- _GIVEN PROBLEM_
Below are some records; repeat them all exactly, minus the pictures.

- _RECORDS PROVIDED_
==================================================

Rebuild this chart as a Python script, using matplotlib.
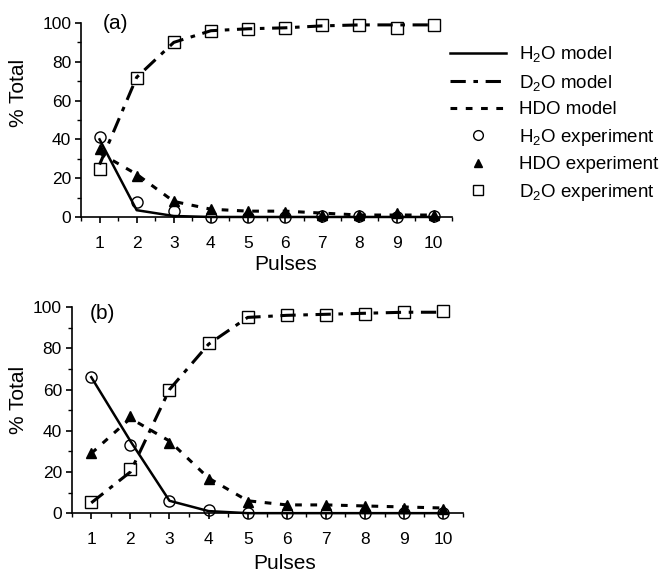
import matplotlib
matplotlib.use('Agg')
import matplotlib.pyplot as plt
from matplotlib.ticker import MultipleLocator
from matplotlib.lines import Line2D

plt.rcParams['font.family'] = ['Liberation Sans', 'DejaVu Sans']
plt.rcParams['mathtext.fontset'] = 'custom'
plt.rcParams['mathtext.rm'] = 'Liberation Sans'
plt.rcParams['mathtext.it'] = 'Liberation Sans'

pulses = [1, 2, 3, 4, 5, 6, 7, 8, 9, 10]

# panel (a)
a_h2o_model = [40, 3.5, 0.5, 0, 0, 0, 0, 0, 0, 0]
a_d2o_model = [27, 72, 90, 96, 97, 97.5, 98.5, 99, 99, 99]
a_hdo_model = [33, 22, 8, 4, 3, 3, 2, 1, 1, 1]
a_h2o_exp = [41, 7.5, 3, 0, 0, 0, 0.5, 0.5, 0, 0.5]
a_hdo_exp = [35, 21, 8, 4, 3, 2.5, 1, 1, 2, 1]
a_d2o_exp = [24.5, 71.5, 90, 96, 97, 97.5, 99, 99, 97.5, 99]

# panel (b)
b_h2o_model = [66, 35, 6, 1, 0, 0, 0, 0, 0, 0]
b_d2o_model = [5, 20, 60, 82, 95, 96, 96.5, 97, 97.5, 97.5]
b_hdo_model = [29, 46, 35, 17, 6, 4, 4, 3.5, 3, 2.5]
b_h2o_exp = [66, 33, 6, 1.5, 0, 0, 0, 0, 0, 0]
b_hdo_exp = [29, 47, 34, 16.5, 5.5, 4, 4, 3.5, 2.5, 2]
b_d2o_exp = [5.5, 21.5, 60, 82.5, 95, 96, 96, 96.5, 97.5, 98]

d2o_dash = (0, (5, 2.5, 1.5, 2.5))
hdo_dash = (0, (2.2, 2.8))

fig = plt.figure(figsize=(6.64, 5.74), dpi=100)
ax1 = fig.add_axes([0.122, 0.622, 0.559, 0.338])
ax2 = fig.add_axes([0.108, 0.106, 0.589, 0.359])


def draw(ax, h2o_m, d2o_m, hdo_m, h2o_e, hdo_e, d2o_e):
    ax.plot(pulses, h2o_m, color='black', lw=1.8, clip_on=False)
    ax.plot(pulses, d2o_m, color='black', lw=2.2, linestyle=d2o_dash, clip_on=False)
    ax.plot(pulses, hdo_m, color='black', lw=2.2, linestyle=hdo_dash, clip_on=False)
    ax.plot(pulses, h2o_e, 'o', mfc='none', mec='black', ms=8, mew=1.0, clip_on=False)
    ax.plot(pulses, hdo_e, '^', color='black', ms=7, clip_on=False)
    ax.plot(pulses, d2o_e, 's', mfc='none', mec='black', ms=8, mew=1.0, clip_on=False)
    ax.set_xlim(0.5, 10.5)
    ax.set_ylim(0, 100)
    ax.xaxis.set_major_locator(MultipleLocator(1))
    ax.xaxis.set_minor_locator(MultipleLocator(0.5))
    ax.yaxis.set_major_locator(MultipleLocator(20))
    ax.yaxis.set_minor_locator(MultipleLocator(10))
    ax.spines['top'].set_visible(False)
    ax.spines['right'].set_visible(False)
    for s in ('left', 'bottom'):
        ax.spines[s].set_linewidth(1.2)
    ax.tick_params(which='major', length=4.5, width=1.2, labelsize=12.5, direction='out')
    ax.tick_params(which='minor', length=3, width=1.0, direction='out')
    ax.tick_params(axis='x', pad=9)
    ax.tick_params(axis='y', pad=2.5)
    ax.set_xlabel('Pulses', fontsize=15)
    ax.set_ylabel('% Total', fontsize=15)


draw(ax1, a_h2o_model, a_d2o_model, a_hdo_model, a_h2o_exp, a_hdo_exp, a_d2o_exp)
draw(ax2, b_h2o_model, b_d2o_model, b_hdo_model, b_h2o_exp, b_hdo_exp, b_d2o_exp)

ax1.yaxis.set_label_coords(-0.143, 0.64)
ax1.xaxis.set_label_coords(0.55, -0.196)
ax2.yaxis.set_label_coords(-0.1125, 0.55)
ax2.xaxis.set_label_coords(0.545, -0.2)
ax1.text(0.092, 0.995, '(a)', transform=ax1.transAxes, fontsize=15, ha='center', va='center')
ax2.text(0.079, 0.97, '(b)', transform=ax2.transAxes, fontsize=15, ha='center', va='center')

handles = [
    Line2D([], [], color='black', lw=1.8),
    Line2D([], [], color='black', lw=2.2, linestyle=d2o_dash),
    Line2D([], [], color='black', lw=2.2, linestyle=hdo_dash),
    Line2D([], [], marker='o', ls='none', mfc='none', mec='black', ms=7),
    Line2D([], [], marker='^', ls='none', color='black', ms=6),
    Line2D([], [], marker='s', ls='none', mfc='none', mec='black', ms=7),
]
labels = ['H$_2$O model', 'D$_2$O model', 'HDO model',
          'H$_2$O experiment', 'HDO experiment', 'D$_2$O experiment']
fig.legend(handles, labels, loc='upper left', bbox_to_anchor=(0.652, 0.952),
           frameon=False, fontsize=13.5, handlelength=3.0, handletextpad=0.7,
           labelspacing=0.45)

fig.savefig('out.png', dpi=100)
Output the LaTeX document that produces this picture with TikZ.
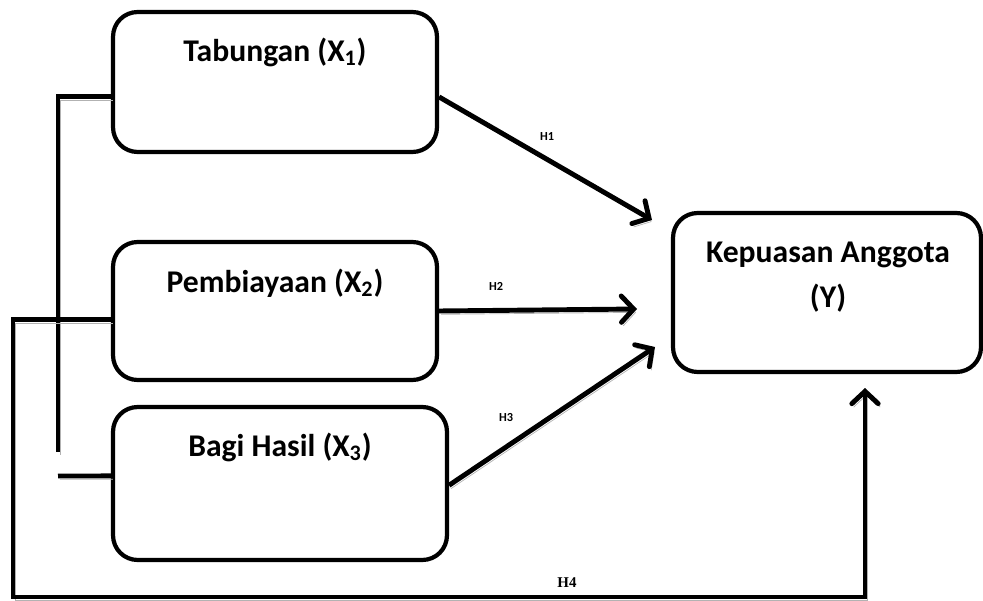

==================================================

- _EXERCISE SOLUTION_
Rebuild this chart as a Python script, using matplotlib.
import matplotlib
matplotlib.use('Agg')
import matplotlib.pyplot as plt
from matplotlib.ticker import MultipleLocator
from matplotlib.lines import Line2D

plt.rcParams['font.family'] = ['Liberation Sans', 'DejaVu Sans']
plt.rcParams['mathtext.fontset'] = 'custom'
plt.rcParams['mathtext.rm'] = 'Liberation Sans'
plt.rcParams['mathtext.it'] = 'Liberation Sans'

pulses = [1, 2, 3, 4, 5, 6, 7, 8, 9, 10]

# panel (a)
a_h2o_model = [40, 3.5, 0.5, 0, 0, 0, 0, 0, 0, 0]
a_d2o_model = [27, 72, 90, 96, 97, 97.5, 98.5, 99, 99, 99]
a_hdo_model = [33, 22, 8, 4, 3, 3, 2, 1, 1, 1]
a_h2o_exp = [41, 7.5, 3, 0, 0, 0, 0.5, 0.5, 0, 0.5]
a_hdo_exp = [35, 21, 8, 4, 3, 2.5, 1, 1, 2, 1]
a_d2o_exp = [24.5, 71.5, 90, 96, 97, 97.5, 99, 99, 97.5, 99]

# panel (b)
b_h2o_model = [66, 35, 6, 1, 0, 0, 0, 0, 0, 0]
b_d2o_model = [5, 20, 60, 82, 95, 96, 96.5, 97, 97.5, 97.5]
b_hdo_model = [29, 46, 35, 17, 6, 4, 4, 3.5, 3, 2.5]
b_h2o_exp = [66, 33, 6, 1.5, 0, 0, 0, 0, 0, 0]
b_hdo_exp = [29, 47, 34, 16.5, 5.5, 4, 4, 3.5, 2.5, 2]
b_d2o_exp = [5.5, 21.5, 60, 82.5, 95, 96, 96, 96.5, 97.5, 98]

d2o_dash = (0, (5, 2.5, 1.5, 2.5))
hdo_dash = (0, (2.2, 2.8))

fig = plt.figure(figsize=(6.64, 5.74), dpi=100)
ax1 = fig.add_axes([0.122, 0.622, 0.559, 0.338])
ax2 = fig.add_axes([0.108, 0.106, 0.589, 0.359])


def draw(ax, h2o_m, d2o_m, hdo_m, h2o_e, hdo_e, d2o_e):
    ax.plot(pulses, h2o_m, color='black', lw=1.8, clip_on=False)
    ax.plot(pulses, d2o_m, color='black', lw=2.2, linestyle=d2o_dash, clip_on=False)
    ax.plot(pulses, hdo_m, color='black', lw=2.2, linestyle=hdo_dash, clip_on=False)
    ax.plot(pulses, h2o_e, 'o', mfc='none', mec='black', ms=8, mew=1.0, clip_on=False)
    ax.plot(pulses, hdo_e, '^', color='black', ms=7, clip_on=False)
    ax.plot(pulses, d2o_e, 's', mfc='none', mec='black', ms=8, mew=1.0, clip_on=False)
    ax.set_xlim(0.5, 10.5)
    ax.set_ylim(0, 100)
    ax.xaxis.set_major_locator(MultipleLocator(1))
    ax.xaxis.set_minor_locator(MultipleLocator(0.5))
    ax.yaxis.set_major_locator(MultipleLocator(20))
    ax.yaxis.set_minor_locator(MultipleLocator(10))
    ax.spines['top'].set_visible(False)
    ax.spines['right'].set_visible(False)
    for s in ('left', 'bottom'):
        ax.spines[s].set_linewidth(1.2)
    ax.tick_params(which='major', length=4.5, width=1.2, labelsize=12.5, direction='out')
    ax.tick_params(which='minor', length=3, width=1.0, direction='out')
    ax.tick_params(axis='x', pad=9)
    ax.tick_params(axis='y', pad=2.5)
    ax.set_xlabel('Pulses', fontsize=15)
    ax.set_ylabel('% Total', fontsize=15)


draw(ax1, a_h2o_model, a_d2o_model, a_hdo_model, a_h2o_exp, a_hdo_exp, a_d2o_exp)
draw(ax2, b_h2o_model, b_d2o_model, b_hdo_model, b_h2o_exp, b_hdo_exp, b_d2o_exp)

ax1.yaxis.set_label_coords(-0.143, 0.64)
ax1.xaxis.set_label_coords(0.55, -0.196)
ax2.yaxis.set_label_coords(-0.1125, 0.55)
ax2.xaxis.set_label_coords(0.545, -0.2)
ax1.text(0.092, 0.995, '(a)', transform=ax1.transAxes, fontsize=15, ha='center', va='center')
ax2.text(0.079, 0.97, '(b)', transform=ax2.transAxes, fontsize=15, ha='center', va='center')

handles = [
    Line2D([], [], color='black', lw=1.8),
    Line2D([], [], color='black', lw=2.2, linestyle=d2o_dash),
    Line2D([], [], color='black', lw=2.2, linestyle=hdo_dash),
    Line2D([], [], marker='o', ls='none', mfc='none', mec='black', ms=7),
    Line2D([], [], marker='^', ls='none', color='black', ms=6),
    Line2D([], [], marker='s', ls='none', mfc='none', mec='black', ms=7),
]
labels = ['H$_2$O model', 'D$_2$O model', 'HDO model',
          'H$_2$O experiment', 'HDO experiment', 'D$_2$O experiment']
fig.legend(handles, labels, loc='upper left', bbox_to_anchor=(0.652, 0.952),
           frameon=False, fontsize=13.5, handlelength=3.0, handletextpad=0.7,
           labelspacing=0.45)

fig.savefig('out.png', dpi=100)
Output the LaTeX document that produces this picture with TikZ.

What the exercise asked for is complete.